EXERCISE GOAL: Below is a listing. Gather each line of it that contains "this".

RECORDS PROVIDED:

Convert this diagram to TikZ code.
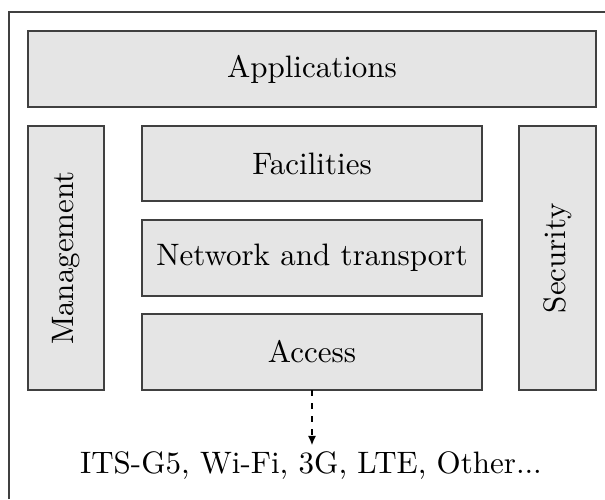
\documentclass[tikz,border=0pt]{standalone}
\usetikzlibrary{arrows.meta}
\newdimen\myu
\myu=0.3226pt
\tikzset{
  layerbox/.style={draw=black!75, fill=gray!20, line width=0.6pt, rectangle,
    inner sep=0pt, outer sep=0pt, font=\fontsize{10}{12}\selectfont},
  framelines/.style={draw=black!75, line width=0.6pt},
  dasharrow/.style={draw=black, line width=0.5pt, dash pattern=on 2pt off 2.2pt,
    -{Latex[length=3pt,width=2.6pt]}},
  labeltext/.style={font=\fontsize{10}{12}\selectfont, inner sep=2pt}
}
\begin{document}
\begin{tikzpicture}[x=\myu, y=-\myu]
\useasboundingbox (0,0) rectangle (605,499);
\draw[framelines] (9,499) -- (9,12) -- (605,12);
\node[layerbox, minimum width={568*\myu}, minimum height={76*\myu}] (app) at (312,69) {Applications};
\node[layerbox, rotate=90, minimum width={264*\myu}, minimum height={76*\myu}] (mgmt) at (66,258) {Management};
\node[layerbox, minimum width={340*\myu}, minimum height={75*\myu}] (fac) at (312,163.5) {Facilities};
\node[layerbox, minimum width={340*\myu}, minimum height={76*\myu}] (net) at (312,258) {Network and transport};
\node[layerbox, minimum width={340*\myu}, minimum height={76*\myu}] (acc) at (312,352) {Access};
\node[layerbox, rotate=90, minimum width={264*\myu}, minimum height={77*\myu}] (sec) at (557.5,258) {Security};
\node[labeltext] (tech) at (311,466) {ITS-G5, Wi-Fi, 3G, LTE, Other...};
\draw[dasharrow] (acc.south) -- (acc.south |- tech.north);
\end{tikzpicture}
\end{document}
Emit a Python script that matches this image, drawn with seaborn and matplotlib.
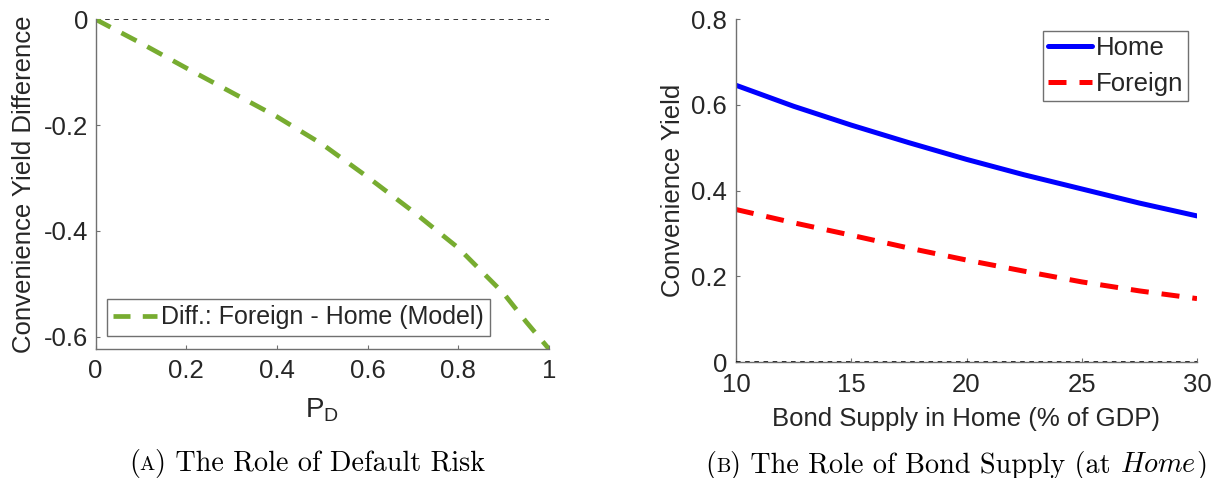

TASK OUTPUT:
Convert this diagram to TikZ code.
Emit a Python script that matches this image, drawn with seaborn and matplotlib.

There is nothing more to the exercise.